● **Challenge**
Reproduce every line in the listing that contains the word "this".

● **Dataset rows**
________________

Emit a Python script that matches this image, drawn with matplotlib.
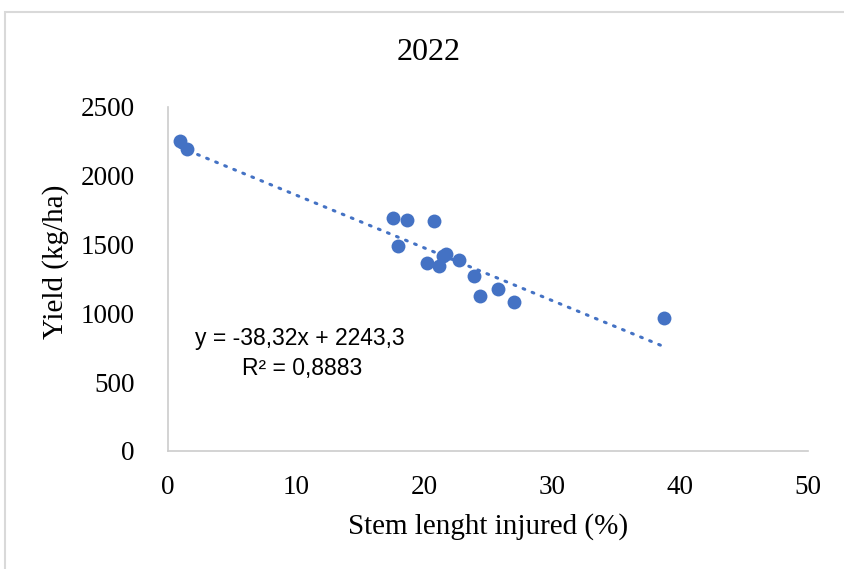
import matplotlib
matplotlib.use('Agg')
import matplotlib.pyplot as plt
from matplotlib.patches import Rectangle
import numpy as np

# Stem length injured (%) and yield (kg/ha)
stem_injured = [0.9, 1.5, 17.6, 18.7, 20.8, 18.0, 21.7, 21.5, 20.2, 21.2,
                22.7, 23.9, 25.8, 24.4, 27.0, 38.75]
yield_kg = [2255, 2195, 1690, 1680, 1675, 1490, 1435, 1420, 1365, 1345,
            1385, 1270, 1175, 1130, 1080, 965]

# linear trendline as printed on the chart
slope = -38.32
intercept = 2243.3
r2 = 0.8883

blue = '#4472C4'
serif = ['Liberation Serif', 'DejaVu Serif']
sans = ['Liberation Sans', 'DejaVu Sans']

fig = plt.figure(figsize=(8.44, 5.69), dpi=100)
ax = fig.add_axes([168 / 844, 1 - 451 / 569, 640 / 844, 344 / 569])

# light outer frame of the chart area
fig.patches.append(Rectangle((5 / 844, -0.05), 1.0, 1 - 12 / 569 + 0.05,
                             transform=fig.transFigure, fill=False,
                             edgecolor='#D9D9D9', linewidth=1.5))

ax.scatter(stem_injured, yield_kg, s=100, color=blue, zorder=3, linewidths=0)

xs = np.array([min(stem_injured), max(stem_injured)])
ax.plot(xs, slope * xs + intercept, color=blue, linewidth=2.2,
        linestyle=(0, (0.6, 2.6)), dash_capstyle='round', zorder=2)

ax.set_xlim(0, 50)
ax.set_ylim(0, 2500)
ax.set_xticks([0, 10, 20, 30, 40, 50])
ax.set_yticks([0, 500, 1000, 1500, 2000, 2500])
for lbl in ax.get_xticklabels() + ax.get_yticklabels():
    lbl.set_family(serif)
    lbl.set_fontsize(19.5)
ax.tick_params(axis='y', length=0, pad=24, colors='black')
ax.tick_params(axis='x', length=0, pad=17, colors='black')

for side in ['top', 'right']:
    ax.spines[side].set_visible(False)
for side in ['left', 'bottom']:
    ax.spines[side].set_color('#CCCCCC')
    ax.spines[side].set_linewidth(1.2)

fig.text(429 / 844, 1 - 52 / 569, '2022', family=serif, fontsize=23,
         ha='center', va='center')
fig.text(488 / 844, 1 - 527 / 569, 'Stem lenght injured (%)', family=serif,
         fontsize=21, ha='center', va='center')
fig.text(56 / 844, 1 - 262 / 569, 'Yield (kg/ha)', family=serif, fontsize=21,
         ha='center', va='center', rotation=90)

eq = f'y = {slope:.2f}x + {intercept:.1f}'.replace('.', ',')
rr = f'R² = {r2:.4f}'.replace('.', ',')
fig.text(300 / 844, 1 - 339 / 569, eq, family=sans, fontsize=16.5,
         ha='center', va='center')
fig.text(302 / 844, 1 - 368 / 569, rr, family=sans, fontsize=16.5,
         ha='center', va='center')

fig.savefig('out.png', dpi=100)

________________

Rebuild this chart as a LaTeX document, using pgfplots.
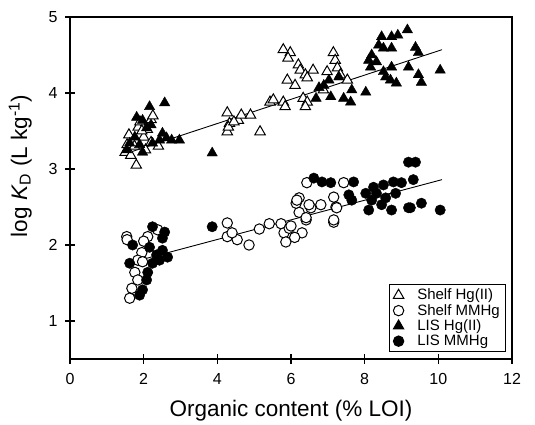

________________

● **Exercise solution**
Emit a Python script that matches this image, drawn with matplotlib.
Rebuild this chart as a LaTeX document, using pgfplots.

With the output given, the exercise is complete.